O economista da UFABC diz que há margem para uma queda maior na direção do câmbio de equilíbrio entre R$ 4,50 e R$ 4,60. O gatilho para esse movimento vai depender de como vierem os dados da economia americana e da decisão do Banco Central dos Estados Unidos (Federal Reserve, o Fed) sobre os juros.
Economista-chefe da BlueLine Asset, Fabio Akira, vê um alinhamento de fatores externos (dólar enfraquecendo no mundo, commodities subindo, juros futuros caindo nos EUA) favorecendo a queda da moeda americana, mas também domésticos, como crescimento melhor que o esperado favorecendo as contas públicas junto com aumento da inflação, alta acelerada da Selic e respeito a regras orçamentárias. "Pelo menos, não houve rompimento aberto delas. Foi uma conjunção desses fatores", diz. Para ele, esses fatores devem permanecer no curto prazo. "Mas meu medo é esse otimismo do mercado abrir espaço para leniência fiscal", pondera.

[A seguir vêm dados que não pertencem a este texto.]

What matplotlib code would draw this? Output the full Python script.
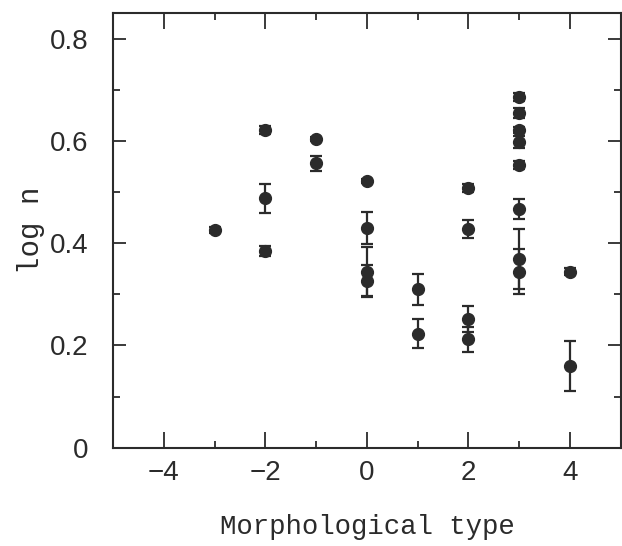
import matplotlib
matplotlib.use("Agg")
import matplotlib.pyplot as plt
from matplotlib.ticker import MultipleLocator

# morphological type, log n and error on log n
morph_type = [-3, -2, -2, -2, -1, -1, 0, 0, 0, 0,
              1, 1, 2, 2, 2, 2, 3, 3, 3, 3,
              3, 3, 3, 3, 4, 4]
log_n = [0.425, 0.621, 0.488, 0.385, 0.604, 0.556, 0.521, 0.430, 0.343, 0.327,
         0.310, 0.223, 0.508, 0.428, 0.252, 0.212, 0.686, 0.654, 0.621, 0.598,
         0.553, 0.467, 0.369, 0.344, 0.344, 0.160]
log_n_err = [0.006, 0.008, 0.028, 0.010, 0.004, 0.014, 0.004, 0.031, 0.049, 0.030,
             0.030, 0.028, 0.007, 0.017, 0.025, 0.025, 0.007, 0.010, 0.006, 0.012,
             0.007, 0.020, 0.059, 0.044, 0.007, 0.049]

ink = "#2b2b2b"
fig = plt.figure(figsize=(6.22, 5.46), dpi=100)
ax = fig.add_axes([0.182, 0.180, 0.816, 0.796])

ax.errorbar(morph_type, log_n, yerr=log_n_err, fmt="o", color=ink, ms=8.5,
            elinewidth=1.6, capsize=4.3, capthick=1.6, mec=ink, mfc=ink)

ax.set_xlim(-5, 5)
ax.set_ylim(0, 0.85)
ax.xaxis.set_minor_locator(MultipleLocator(1))
ax.yaxis.set_minor_locator(MultipleLocator(0.1))
ax.set_yticks([0, 0.2, 0.4, 0.6, 0.8])
ax.set_yticklabels(["0", "0.2", "0.4", "0.6", "0.8"])
ax.set_xticks([-4, -2, 0, 2, 4])
ax.set_xticklabels(["\u22124", "\u22122", "0", "2", "4"])

ax.tick_params(which="both", direction="in", top=True, right=True, color=ink)
ax.tick_params(which="major", width=1.3, labelsize=20, labelcolor=ink)
ax.tick_params(axis="x", which="major", length=11.5, pad=9)
ax.tick_params(axis="y", which="major", length=9.5, pad=18)
ax.tick_params(which="minor", length=5, width=1.3)
for lab in ax.get_xticklabels() + ax.get_yticklabels():
    lab.set_fontfamily("Liberation Sans")
for spine in ax.spines.values():
    spine.set_linewidth(1.5)
    spine.set_color(ink)

ax.set_xlabel("Morphological type", fontsize=19.7, fontfamily="Liberation Mono",
              color=ink, labelpad=20)
ax.set_ylabel("log n", fontsize=21, fontfamily="Liberation Mono",
              color=ink, labelpad=3)

fig.savefig("out.png", dpi=100)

Akira avalia que, se a inflação americana ficar dentro do esperado e o Fed se mantiver paciente com a retirada de estímulos fiscais, o dólar pode cair abaixo de R$ 5. "A divulgação da inflação americana é na quinta-feira (hoje) e a reunião do Fed é na semana que vem. Então, se tudo for mais ou menos tranquilo, pode haver apreciação adicional do real. Mas estou assumindo que as coisas por aqui também não vão se alterar muito do clima positivo que prevalece", diz.